Given the current shortage of skilled workers in the manufacturing sector, you would think this mindset would change. Yet, many employers continue to shy away from freshly minted graduates – even though these graduates have been trained in the latest manufacturing techniques on state-of-the-art CNC equipment – while at the same time complaining they have no one to hire.

To complicate things further – again, despite the ongoing shortage of skilled workers – many employers also seem unwilling to pay the salaries necessary to attract the type of job candidates they’re looking for. They want to pay starting wages for experienced employees. In a true market economy, the opposite should be true. The shortage should drive salaries up, especially for experienced workers, and make it easier for recent graduates to find employment.

Unfortunately, that doesn’t seem to be the case.

There has been much progress in recent years – at the educational, corporate, and even governmental levels – toward increasing the production of skilled workers to meet the growing need. Schools are starting, or expanding, programs in manufacturing technology, and investing in new equipment. Companies are partnering with local educational institutions to ensure their training programs are relevant to the needs of local industry. And municipal, state, and national governments are finally giving manufacturing some of the much-needed attention it deserves.

Yet, there still seems to be a disconnect between the available jobs and the available workers.

Granted, there’s no substitute for experience. But whose responsibility is it to provide that experience? And how much is enough? Most manufacturing technology programs today provide extensive hands-on, at-the-machine training, with students often producing real-world parts for real customers. But schools can only do so much. At some point, industry must step in and take the reins.
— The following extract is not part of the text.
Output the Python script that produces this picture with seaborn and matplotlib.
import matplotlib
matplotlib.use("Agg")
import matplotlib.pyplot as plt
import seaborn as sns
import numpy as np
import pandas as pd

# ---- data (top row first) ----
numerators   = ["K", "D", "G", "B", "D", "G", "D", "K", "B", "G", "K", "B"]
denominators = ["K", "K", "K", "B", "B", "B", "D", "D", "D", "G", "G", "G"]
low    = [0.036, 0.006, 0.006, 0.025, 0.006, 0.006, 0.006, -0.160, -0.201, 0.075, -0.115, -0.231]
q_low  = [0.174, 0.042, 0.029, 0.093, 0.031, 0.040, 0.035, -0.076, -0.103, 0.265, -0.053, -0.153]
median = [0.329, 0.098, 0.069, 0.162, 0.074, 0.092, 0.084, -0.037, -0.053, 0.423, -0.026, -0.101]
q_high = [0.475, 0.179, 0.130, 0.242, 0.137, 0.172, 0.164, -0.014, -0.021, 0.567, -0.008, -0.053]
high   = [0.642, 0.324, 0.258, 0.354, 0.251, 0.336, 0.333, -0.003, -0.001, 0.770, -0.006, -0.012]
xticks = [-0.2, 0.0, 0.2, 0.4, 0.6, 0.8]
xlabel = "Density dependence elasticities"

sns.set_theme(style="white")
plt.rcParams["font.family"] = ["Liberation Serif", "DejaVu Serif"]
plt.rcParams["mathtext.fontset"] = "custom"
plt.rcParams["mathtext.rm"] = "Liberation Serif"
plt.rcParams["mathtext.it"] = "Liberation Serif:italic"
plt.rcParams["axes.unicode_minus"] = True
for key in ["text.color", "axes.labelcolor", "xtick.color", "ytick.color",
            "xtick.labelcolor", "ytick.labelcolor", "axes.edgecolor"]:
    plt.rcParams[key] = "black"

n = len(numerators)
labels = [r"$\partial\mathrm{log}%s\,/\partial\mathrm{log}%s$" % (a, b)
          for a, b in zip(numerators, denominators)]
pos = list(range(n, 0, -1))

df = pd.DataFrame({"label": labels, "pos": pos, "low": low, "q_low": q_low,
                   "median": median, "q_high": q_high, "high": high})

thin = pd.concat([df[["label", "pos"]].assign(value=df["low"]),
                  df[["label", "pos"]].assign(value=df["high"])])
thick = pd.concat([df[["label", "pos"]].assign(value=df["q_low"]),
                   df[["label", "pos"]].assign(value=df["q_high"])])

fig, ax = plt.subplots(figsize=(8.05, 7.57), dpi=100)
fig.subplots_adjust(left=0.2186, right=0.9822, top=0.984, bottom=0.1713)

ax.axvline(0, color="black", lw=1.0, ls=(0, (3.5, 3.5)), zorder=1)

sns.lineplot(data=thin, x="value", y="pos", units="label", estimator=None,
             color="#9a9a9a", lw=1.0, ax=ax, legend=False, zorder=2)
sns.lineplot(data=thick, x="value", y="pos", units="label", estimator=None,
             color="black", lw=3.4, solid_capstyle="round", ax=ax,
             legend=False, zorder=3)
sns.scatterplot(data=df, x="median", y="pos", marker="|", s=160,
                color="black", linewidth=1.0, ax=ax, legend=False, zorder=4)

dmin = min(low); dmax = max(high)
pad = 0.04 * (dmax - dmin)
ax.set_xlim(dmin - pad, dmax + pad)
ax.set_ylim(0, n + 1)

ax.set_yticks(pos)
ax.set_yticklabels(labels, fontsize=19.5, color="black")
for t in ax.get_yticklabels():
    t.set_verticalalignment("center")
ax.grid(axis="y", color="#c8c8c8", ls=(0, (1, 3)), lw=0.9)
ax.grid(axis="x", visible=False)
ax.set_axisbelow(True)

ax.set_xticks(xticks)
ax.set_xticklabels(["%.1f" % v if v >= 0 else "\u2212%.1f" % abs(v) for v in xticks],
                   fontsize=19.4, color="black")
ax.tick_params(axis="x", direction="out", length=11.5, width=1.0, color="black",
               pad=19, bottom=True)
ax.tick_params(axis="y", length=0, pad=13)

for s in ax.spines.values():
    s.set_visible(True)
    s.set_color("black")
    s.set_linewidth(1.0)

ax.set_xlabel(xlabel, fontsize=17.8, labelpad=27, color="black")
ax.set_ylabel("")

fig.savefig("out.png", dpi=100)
Perhaps you view recent graduates as unknown quantities. Although that’s understandable, it’s very possible those same graduates are more up-to-date on the latest manufacturing technologies – CAD/CAM, workholding, cutting tools, machining processes – than your existing staff. Still hesitant? Why not look within? Perhaps you already have someone on staff who, with a little training and encouragement, could take their hydraulic busbar bending machine skills to the next level and fill that job opening. They already have experience in your shop. You already know their work habits and capabilities. Why not send them to a local tech school, community college, or university to learn the skills your company needs?
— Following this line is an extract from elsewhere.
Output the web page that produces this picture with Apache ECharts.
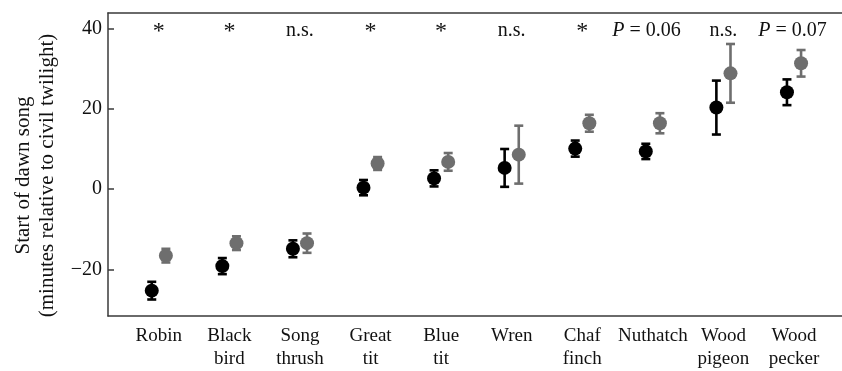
<!DOCTYPE html>
<html>
<head>
<meta charset="utf-8">
<script src="https://cdn.jsdelivr.net/npm/echarts@6/dist/echarts.min.js"></script>
<style>
html,body{margin:0;padding:0;background:#fff;}
#chart{width:842px;height:371px;}
</style>
</head>
<body>
<div id="chart"></div>
<script>
const categories = ['Robin','Black\nbird','Song\nthrush','Great\ntit','Blue\ntit','Wren','Chaf\nfinch','Nuthatch','Wood\npigeon','Wood\npecker'];
const blackMean = [-25.2,-19.1,-14.8,0.4,2.7,5.3,10.1,9.4,20.3,24.1];
const blackErr  = [2.2,2.0,2.1,1.9,2.0,4.7,2.0,1.9,6.7,3.2];
const grayMean  = [-16.5,-13.4,-13.4,6.4,6.8,8.6,16.4,16.4,28.8,31.3];
const grayErr   = [1.7,1.7,2.4,1.6,2.2,7.2,2.1,2.5,7.3,3.3];
const sigLabels = ['*','*','n.s.','*','*','n.s.','*','P = 0.06','n.s.','P = 0.07'];
const sigShift  = [0,0,0,0,0,0,0,-0.09,0,-0.02];
const yTicks = [-20,0,20,40];
const annotLevel = 37;

const FONT = '"Liberation Serif","Times New Roman",serif';
const offset = 0.1;

function errItems(mean, err, dx){
  return mean.map((m,i)=>[i+dx, m, m-err[i], m+err[i]]);
}
function errRender(color){
  return function(params, api){
    const x = api.value(0);
    const lo = api.coord([x, api.value(2)]);
    const hi = api.coord([x, api.value(3)]);
    const hw = 4.5;
    const st = {stroke: color, lineWidth: 2.6};
    return {type:'group', children:[
      {type:'line', shape:{x1:lo[0],y1:lo[1],x2:hi[0],y2:hi[1]}, style:st},
      {type:'line', shape:{x1:lo[0]-hw,y1:lo[1],x2:lo[0]+hw,y2:lo[1]}, style:st},
      {type:'line', shape:{x1:hi[0]-hw,y1:hi[1],x2:hi[0]+hw,y2:hi[1]}, style:st}
    ]};
  };
}

const chart = echarts.init(document.getElementById('chart'), null, {renderer:'canvas'});
const axisLineStyle = {color:'#3a3a3a', width:1.5};
chart.setOption({
  animation:false,
  backgroundColor:'#fff',
  grid:{left:108, right:0, top:13, bottom:50.5},
  xAxis:[{
    type:'value', min:-0.72, max:9.68, position:'bottom',
    axisLine:{show:true, onZero:false, lineStyle:axisLineStyle},
    axisTick:{show:false},
    splitLine:{show:false},
    axisLabel:{
      customValues:[0,1,2,3,4,5,6,7,8,9],
      formatter:v=>categories[Math.round(v)],
      fontFamily:FONT, fontSize:19, color:'#111', margin:9, lineHeight:23,
      verticalAlign:'top', align:'center'
    }
  },{
    type:'value', min:-0.72, max:9.68, position:'top',
    axisLine:{show:true, onZero:false, lineStyle:axisLineStyle},
    axisTick:{show:false}, axisLabel:{show:false}, splitLine:{show:false}
  }],
  yAxis:{
    type:'value', min:-31.5, max:43.8,
    axisLine:{show:true, onZero:false, lineStyle:axisLineStyle},
    axisTick:{show:true, inside:true, length:6, customValues:yTicks, lineStyle:axisLineStyle},
    splitLine:{show:false},
    axisLabel:{customValues:yTicks, fontFamily:FONT, fontSize:20, color:'#111', margin:6,
      formatter:v=>String(v).replace('-','\u2212')},
    name:'Start of dawn song\n(minutes relative to civil twilight)',
    nameLocation:'middle', nameGap:43, nameRotate:90,
    nameTextStyle:{fontFamily:FONT, fontSize:21, color:'#111', lineHeight:24, padding:[0,22,0,0]}
  },
  series:[
    {type:'custom', renderItem:errRender('#000'), data:errItems(blackMean, blackErr, -offset), z:2, silent:true},
    {type:'custom', renderItem:errRender('#6e6e6e'), data:errItems(grayMean, grayErr, offset), z:2, silent:true},
    {type:'scatter', symbol:'circle', symbolSize:14, itemStyle:{color:'#000', opacity:1},
      data:blackMean.map((m,i)=>[i-offset, m]), z:3, silent:true},
    {type:'scatter', symbol:'circle', symbolSize:14, itemStyle:{color:'#6e6e6e', opacity:1},
      data:grayMean.map((m,i)=>[i+offset, m]), z:3, silent:true},
    {type:'custom', silent:true, z:4,
      data:sigLabels.map((s,i)=>[i+sigShift[i], annotLevel]),
      renderItem:function(params, api){
        const p = api.coord([api.value(0), api.value(1)]);
        const s = sigLabels[params.dataIndex];
        const isStar = s === '*';
        const txt = s.startsWith('P') ? '{i|P} = ' + s.slice(4) : s;
        return {type:'text', x:p[0], y:p[1] + (isStar ? 3 : 0), style:{
          text:txt, fontFamily:FONT, fontSize:isStar ? 24 : 20, fill:'#111',
          align:'center', verticalAlign:'bottom',
          rich:{i:{fontStyle:'italic', fontFamily:FONT, fontSize:20, fill:'#111'}}
        }};
      }
    }
  ]
});
</script>
</body>
</html>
And what of those workers who, out of necessity, went back to school to retrain for a new career in manufacturing? They have experience. They’ve been in the workforce. They’ve put in their time, often for decades. They know what it takes to earn a paycheck. They’ve paid their dues . . . just not in their new field.

Should they be paid the same starting wage as someone fresh out of school with no work experience? Many employers seem to think so. So what incentive is there for those workers to choose manufacturing as a career?

Granted, someone with 20 years of experience in another industry – who got laid off through no fault of their own – probably doesn’t warrant the same pay in a machine shop as a CNC machinist with 20 years of experience. But their experience should count for something.

Yes, the economy is still tough for a lot of shops. But that doesn’t justify the mindset that a job that pays something is better than no job at all. For manufacturing to succeed, businesses must be willing to pay sufficient wages to obtain – and retain – the right employees with the right skills.

Consider it an investment in your future.